Dallas Hall
Southern Methodist University campus, Dallas, TXFor sixty-two years Dallas Hall has been the focal point of Southern Methodist University. From its hilltop position on the 150-acre campus, the building has functioned as the center of intellectual activity for four generations of students while providing the unifying feature of SMU for the Dallas Community. Because of its physical, historical, and symbolic significance, Dallas Hall merits consideration as a landmark worthy of preservation.

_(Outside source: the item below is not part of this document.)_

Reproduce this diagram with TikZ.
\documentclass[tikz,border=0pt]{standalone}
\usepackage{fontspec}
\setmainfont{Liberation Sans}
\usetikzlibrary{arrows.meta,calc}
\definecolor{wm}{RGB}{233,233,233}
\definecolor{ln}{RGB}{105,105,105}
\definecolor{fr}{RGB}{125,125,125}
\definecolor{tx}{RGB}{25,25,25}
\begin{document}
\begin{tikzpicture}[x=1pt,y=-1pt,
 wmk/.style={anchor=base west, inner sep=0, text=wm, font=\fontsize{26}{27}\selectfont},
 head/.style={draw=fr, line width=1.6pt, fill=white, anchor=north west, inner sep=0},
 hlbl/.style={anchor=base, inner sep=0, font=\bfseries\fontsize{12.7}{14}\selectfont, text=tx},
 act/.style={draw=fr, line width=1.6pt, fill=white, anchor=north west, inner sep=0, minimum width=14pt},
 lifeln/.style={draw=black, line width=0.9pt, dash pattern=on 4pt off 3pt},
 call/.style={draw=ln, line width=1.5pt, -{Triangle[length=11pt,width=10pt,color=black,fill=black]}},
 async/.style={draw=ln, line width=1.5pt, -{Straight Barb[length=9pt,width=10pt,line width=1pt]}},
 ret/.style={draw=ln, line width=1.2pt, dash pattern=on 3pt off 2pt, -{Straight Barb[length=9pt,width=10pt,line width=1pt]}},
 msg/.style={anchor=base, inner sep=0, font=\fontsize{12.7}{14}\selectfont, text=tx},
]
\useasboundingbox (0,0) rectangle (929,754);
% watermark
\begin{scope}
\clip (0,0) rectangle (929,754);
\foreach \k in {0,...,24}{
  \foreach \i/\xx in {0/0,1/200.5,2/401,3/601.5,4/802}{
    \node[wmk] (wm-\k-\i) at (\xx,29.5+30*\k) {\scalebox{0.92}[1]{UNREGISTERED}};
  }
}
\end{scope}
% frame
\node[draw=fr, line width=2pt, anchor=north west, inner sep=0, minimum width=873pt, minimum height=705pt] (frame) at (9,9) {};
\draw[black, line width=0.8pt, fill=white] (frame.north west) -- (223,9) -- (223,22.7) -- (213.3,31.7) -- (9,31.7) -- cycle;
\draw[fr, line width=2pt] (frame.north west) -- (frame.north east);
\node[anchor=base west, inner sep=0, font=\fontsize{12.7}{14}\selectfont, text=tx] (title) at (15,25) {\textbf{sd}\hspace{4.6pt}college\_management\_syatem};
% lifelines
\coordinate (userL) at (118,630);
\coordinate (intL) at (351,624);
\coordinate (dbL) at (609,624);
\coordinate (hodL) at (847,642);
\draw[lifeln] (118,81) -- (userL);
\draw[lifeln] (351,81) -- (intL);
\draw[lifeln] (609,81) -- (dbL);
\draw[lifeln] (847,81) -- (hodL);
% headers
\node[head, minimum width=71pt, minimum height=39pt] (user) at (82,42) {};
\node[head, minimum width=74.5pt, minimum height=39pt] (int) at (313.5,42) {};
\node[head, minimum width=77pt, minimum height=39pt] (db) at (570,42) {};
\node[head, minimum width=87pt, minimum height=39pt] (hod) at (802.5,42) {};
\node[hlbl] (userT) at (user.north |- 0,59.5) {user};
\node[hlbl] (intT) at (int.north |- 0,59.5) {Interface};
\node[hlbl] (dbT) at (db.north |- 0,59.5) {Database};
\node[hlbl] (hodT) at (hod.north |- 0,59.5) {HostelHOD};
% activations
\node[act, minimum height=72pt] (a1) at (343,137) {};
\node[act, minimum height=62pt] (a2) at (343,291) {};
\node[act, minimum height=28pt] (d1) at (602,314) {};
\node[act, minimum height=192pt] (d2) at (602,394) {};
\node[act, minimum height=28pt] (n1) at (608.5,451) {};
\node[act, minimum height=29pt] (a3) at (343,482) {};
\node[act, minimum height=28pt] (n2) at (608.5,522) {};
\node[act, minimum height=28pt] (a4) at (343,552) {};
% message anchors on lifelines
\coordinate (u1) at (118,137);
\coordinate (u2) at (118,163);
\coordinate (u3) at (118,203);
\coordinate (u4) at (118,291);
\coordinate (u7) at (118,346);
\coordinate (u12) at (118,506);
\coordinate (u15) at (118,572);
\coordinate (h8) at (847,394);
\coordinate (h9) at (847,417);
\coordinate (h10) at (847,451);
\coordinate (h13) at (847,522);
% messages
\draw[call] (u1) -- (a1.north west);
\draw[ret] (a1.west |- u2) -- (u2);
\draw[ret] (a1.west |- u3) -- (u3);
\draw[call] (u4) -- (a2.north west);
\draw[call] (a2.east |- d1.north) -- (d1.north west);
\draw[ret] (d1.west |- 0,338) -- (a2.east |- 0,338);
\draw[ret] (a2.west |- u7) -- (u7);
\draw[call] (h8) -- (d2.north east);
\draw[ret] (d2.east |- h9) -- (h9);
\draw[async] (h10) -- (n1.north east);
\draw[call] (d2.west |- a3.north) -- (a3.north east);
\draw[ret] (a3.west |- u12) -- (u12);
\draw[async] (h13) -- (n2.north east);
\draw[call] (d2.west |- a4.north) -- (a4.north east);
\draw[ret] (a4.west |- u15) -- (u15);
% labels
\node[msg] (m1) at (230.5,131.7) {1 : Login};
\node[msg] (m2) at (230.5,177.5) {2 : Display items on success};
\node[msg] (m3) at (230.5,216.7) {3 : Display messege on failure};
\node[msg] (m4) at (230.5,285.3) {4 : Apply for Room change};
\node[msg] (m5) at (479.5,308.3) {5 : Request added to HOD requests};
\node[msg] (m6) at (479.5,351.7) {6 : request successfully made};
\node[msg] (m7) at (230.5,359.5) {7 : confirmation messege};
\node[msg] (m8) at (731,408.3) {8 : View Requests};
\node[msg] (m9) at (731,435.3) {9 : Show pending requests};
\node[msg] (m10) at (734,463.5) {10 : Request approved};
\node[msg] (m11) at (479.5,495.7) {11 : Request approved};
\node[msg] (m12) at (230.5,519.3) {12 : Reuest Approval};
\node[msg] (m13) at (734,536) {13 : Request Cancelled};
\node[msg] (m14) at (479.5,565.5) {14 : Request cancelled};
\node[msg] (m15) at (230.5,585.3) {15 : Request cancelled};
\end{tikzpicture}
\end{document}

In 1911 the Texas Educational Commission of the Methodist Episcopal Church South determined to establish a new university commensurate with Methodism's rising higher education standards. The Commission elected Robert S. Hyer as president of the proposed school and chose Dallas as the site. Dallas' strategic location as a southwestern urban center (1915 population, 100, 000) led Wallace Buttrick, Executive Secretary of the General Board of Education of New York, to advise Hyer in 1911 that Dallas was the best-unoccupied territory in the South for a university. Dallas citizens indicated their interest in securing the new university by pledging 622) acres of land and $300,000 in cash. Their gift of money financed the construction of SMU's first building, named Dallas Hall in appreciation of the city's generosity.
The imposing facade of Dallas Hall derived from Hyer's vision of SMU as a great university built on a grand design. Hyer planned in terms of a monumental building facing a long boulevard which would eventually be lined with some thirty additional buildings, all harmoniously related with the red brick and white columns of Georgian architecture.

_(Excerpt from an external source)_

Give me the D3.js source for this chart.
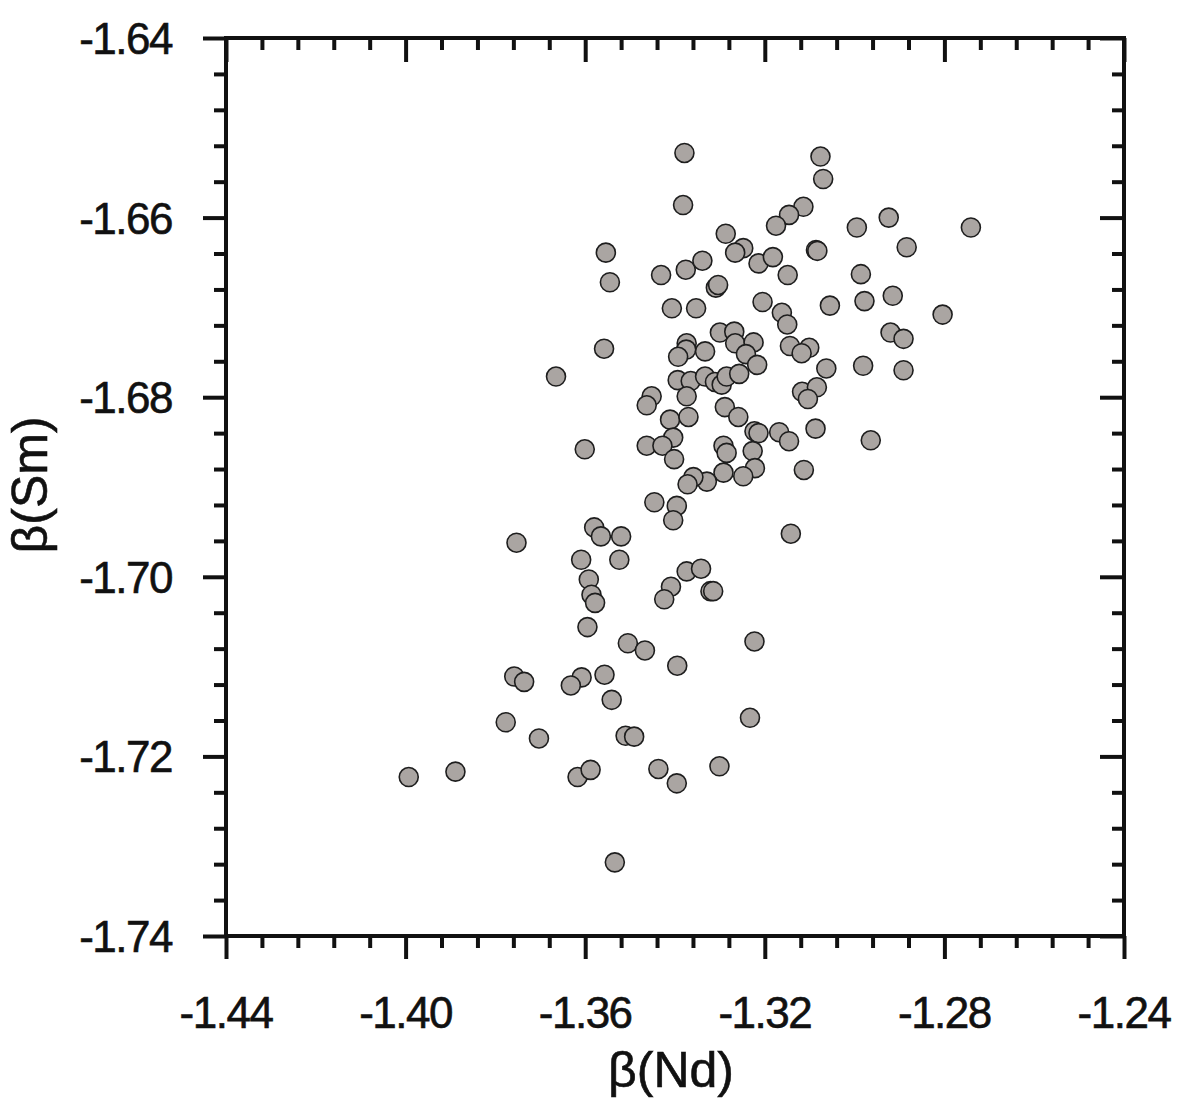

Hyer's plan, executed in later years much as he envisioned it, reflects the Beaux-Arts tradition made popular by the 1893 Chicago Exposition. While Dallas Hall itself is Neo-Georgian, its hilltop setting overlooking Bishop Boulevard fits the Beaux-Arts pattern of situating a monumental building at the end of a broad avenue, thus providing a dynamic axis with long vistas.

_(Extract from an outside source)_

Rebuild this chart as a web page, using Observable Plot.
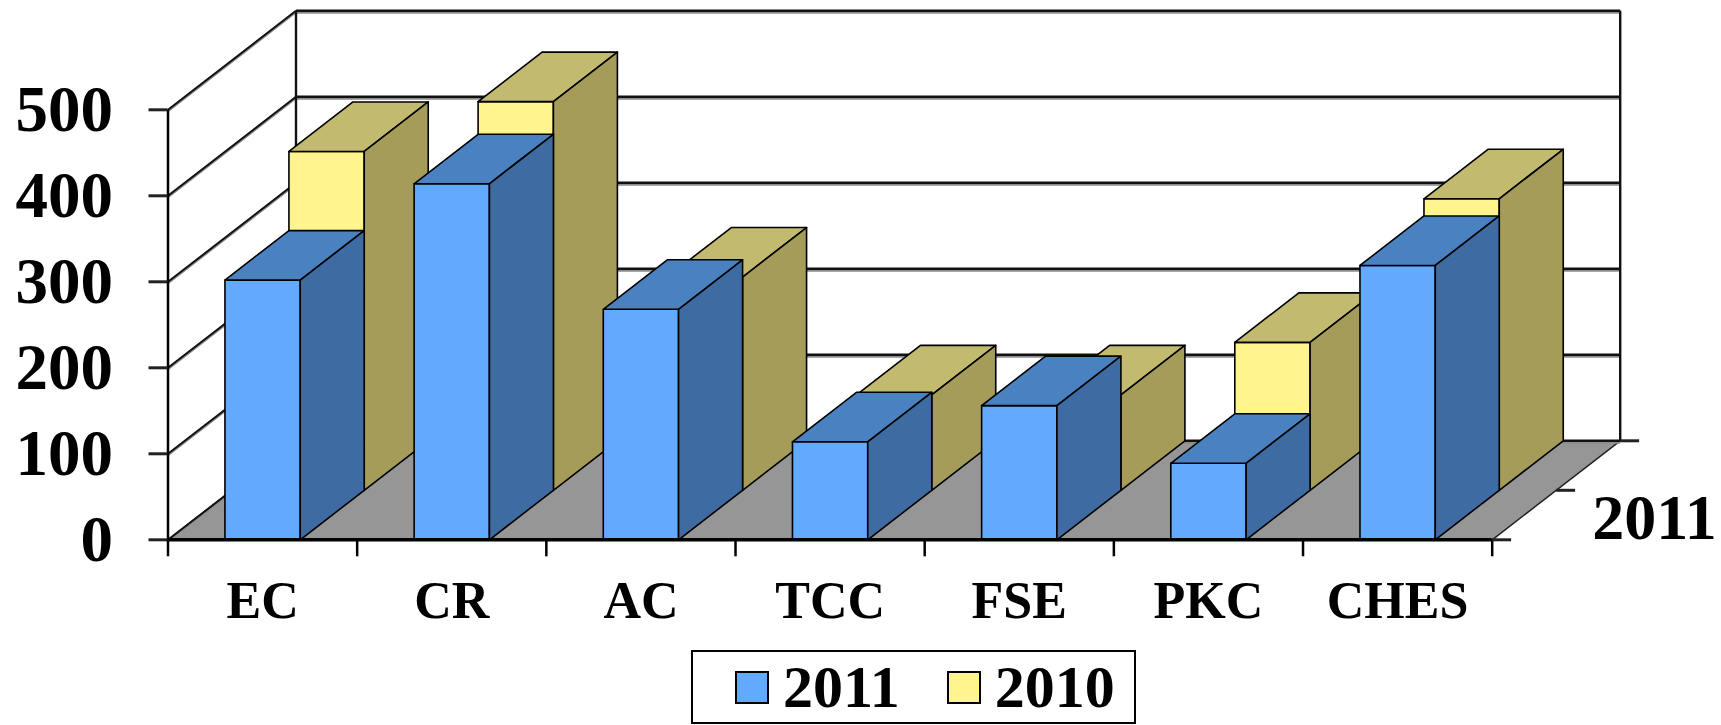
<!DOCTYPE html>
<html><head><meta charset="utf-8">
<script src="https://cdn.jsdelivr.net/npm/d3@7"></script>
<script src="https://cdn.jsdelivr.net/npm/@observablehq/plot@0.6"></script>
<style>
body{margin:0;background:#fff;}
#chart{position:relative;width:1721px;height:725px;overflow:hidden;}
#chart svg{display:block;}
#legend{position:absolute;left:691px;top:650px;width:445px;height:74px;box-sizing:border-box;border:2px solid #000;display:flex;align-items:center;padding-left:42px;font:bold 60px "Liberation Serif","Times New Roman",serif;line-height:1;color:#000;}
.sw{width:30px;height:29px;border:2px solid #000;margin-right:14px;flex:none;}
.lt{margin-right:47px;}
</style></head><body>
<div id="chart"></div>
<script>
// ---- data ----
const categories = ["EC", "CR", "AC", "TCC", "FSE", "PKC", "CHES"];
const seriesNames = ["2011", "2010"];
const values2011 = [302, 414, 268, 114, 156, 89, 319];
const values2010 = [394, 452, 248, 111, 111, 172, 339];
const yTicks = [0, 100, 200, 300, 400, 500];
const depthLabel = "2011";

// ---- 3D (oblique) geometry in data units ----
const DX = 128 / 189.17;   // full depth offset, in category units
const DY = 99 / 0.86;      // full depth offset, in value units
const BW = 0.398;          // bar width (category units)
const N = categories.length;
const P = (x, y, d) => ({x: x + d * DX, y: y + d * DY});

function barFaces(vals, s) {
  const d0 = s * 0.5, d1 = d0 + 0.5;
  const front = [], top = [], side = [];
  vals.forEach((v, i) => {
    const x0 = i + 0.5 - BW / 2, x1 = i + 0.5 + BW / 2, id = s + "-" + i;
    [[x0,0,d0],[x1,0,d0],[x1,v,d0],[x0,v,d0]].forEach(p => front.push({id, ...P(...p)}));
    [[x0,v,d0],[x1,v,d0],[x1,v,d1],[x0,v,d1]].forEach(p => top.push({id, ...P(...p)}));
    [[x1,0,d0],[x1,v,d0],[x1,v,d1],[x1,0,d1]].forEach(p => side.push({id, ...P(...p)}));
  });
  return {front, top, side};
}
const front2011 = barFaces(values2011, 0);
const back2010 = barFaces(values2010, 1);

const floor = [P(0,0,0), P(N,0,0), P(N,0,1), P(0,0,1)].map(p => ({id: "floor", ...p}));
const boundaries = d3.range(N + 1);
const centers = categories.map((_, i) => i + 0.5);
const depthTicks = [0, 0.5, 1];

const colors = {
  blue: {front: "#63a9fd", top: "#4a82c1", side: "#3e6ba2"},
  yellow: {front: "#fff48d", top: "#c2ba6e", side: "#a59c59"}
};
const face = (data, fill) => Plot.line(data, {x: "x", y: "y", z: "id", fill, stroke: "#000", strokeWidth: 1.6, curve: "linear-closed"});
const bars = (f, c) => [face(f.front, c.front), face(f.top, c.top), face(f.side, c.side)];

const font = "Liberation Serif, Times New Roman, serif";

const chart = Plot.plot({
  width: 1721,
  height: 645,
  marginLeft: 167.5,
  marginRight: 1721 - 1491.7,
  marginTop: 109.3,
  marginBottom: 645 - 539.3,
  x: {type: "linear", domain: [0, N]},
  y: {type: "linear", domain: [0, 500]},
  style: {fontFamily: font, fontWeight: "bold", color: "#000", background: "#fff", overflow: "visible"},
  marks: [
    // floor
    Plot.line(floor, {x: "x", y: "y", z: "id", fill: "#969696", stroke: "#222", strokeWidth: 1.5, curve: "linear-closed"}),
    // back wall gridlines (gray shadow + dark line)
    Plot.link(yTicks, {x1: () => DX, y1: d => d + DY, x2: () => N + DX, y2: d => d + DY, stroke: "#8c8c8c", strokeWidth: 2, dy: 2}),
    Plot.link(yTicks, {x1: () => DX, y1: d => d + DY, x2: () => N + DX, y2: d => d + DY, stroke: "#111", strokeWidth: 2.4}),
    // side wall diagonals
    Plot.link(yTicks, {x1: () => 0, y1: d => d, x2: () => DX, y2: d => d + DY, stroke: "#8c8c8c", strokeWidth: 2, dy: 1.5}),
    Plot.link(yTicks, {x1: () => 0, y1: d => d, x2: () => DX, y2: d => d + DY, stroke: "#111", strokeWidth: 2}),
    // back wall verticals
    Plot.link([0, N], {x1: d => d + DX, y1: () => DY, x2: d => d + DX, y2: () => 500 + DY, stroke: "#111", strokeWidth: 2.4}),
    // bars: back row (2010) then front row (2011)
    ...bars(back2010, colors.yellow),
    ...bars(front2011, colors.blue),
    // front axis and floor front edge
    Plot.ruleX([0], {stroke: "#000", strokeWidth: 2.5}),
    Plot.ruleY([0], {stroke: "#000", strokeWidth: 3.5}),
    // y axis
    Plot.axisY(yTicks, {tickSize: 19, tickPadding: 36, fontSize: 65, fontWeight: "bold", fontFamily: font, stroke: "#222", strokeWidth: 3, label: null}),
    // category boundary ticks
    Plot.axisX(boundaries, {tickSize: 17, tickPadding: 0, tickFormat: () => "", stroke: "#000", strokeWidth: 2.5, label: null}),
    // category labels
    Plot.axisX(centers, {tickSize: 0, tickPadding: 41, tickFormat: d => categories[Math.floor(d)], fontSize: 52, fontWeight: "bold", fontFamily: font, label: null}),
    // depth axis ticks & label
    Plot.link(depthTicks, {x1: d => N + d * DX, y1: d => d * DY, x2: d => N + d * DX + 0.1, y2: d => d * DY, stroke: "#222", strokeWidth: 3}),
    Plot.text([depthLabel], {x: () => N + 0.25 * DX, y: () => 0.25 * DY, text: d => d, textAnchor: "start", lineAnchor: "middle", dx: 68, dy: 3, fontSize: 64, fontWeight: "bold", fontFamily: font, fill: "#000"})
  ]
});

const host = document.getElementById("chart");
host.appendChild(chart);

// legend (below the svg)
const legend = document.createElement("div");
legend.id = "legend";
const legendColors = [colors.blue.front, colors.yellow.front];
seriesNames.forEach((name, i) => {
  const sw = document.createElement("span");
  sw.className = "sw";
  sw.style.background = legendColors[i];
  const t = document.createElement("span");
  t.textContent = name;
  if (i === 0) t.className = "lt";
  legend.appendChild(sw);
  legend.appendChild(t);
});
host.appendChild(legend);
</script>
</body></html>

Hyer's selection of a mall design for SMU is significant in that it differed from the traditional quadrangle pattern found on most college campuses in 1915. Moreover, his choice of Neo-Georgian architecture was a vanguard decision, for this style did not reach its prominence in Dallas until the early 1920s.
Equipped with his own detailed sketch of Dallas Hall, Hyer went to Chicago in 1911 to secure the architectural services of Shepley, Ruton & Coolidge. This firm, whose work he had long admired, was later chosen by John D. Rockefeller, Jr. to direct the restoration of Williamsburg. Hyer's selection of a nationally prominent architectural firm to design Dallas Hall is particularly significant since all other buildings at SMU have been designed by local architects.
For the first decade of SMU's existence, Dallas Hall served as the only classroom facility. Thereafter, it remained the center of liberal arts studies, thus claiming all students for at least part of their college careers. Few SMU alumni have not been influenced by the intellectual activities housed within its corridors.
Listed in National Register of Historic Places in 1978.
The National Register of Historic Places is the official list of the Nation’s historic places worthy of preservation. Authorized by the National Historic Preservation Act of 1966, the National Park Service’s National Register of Historic Places is part of a national program to coordinate and support public and private efforts to identify, evaluate, and protect America’s historic and archeological resources.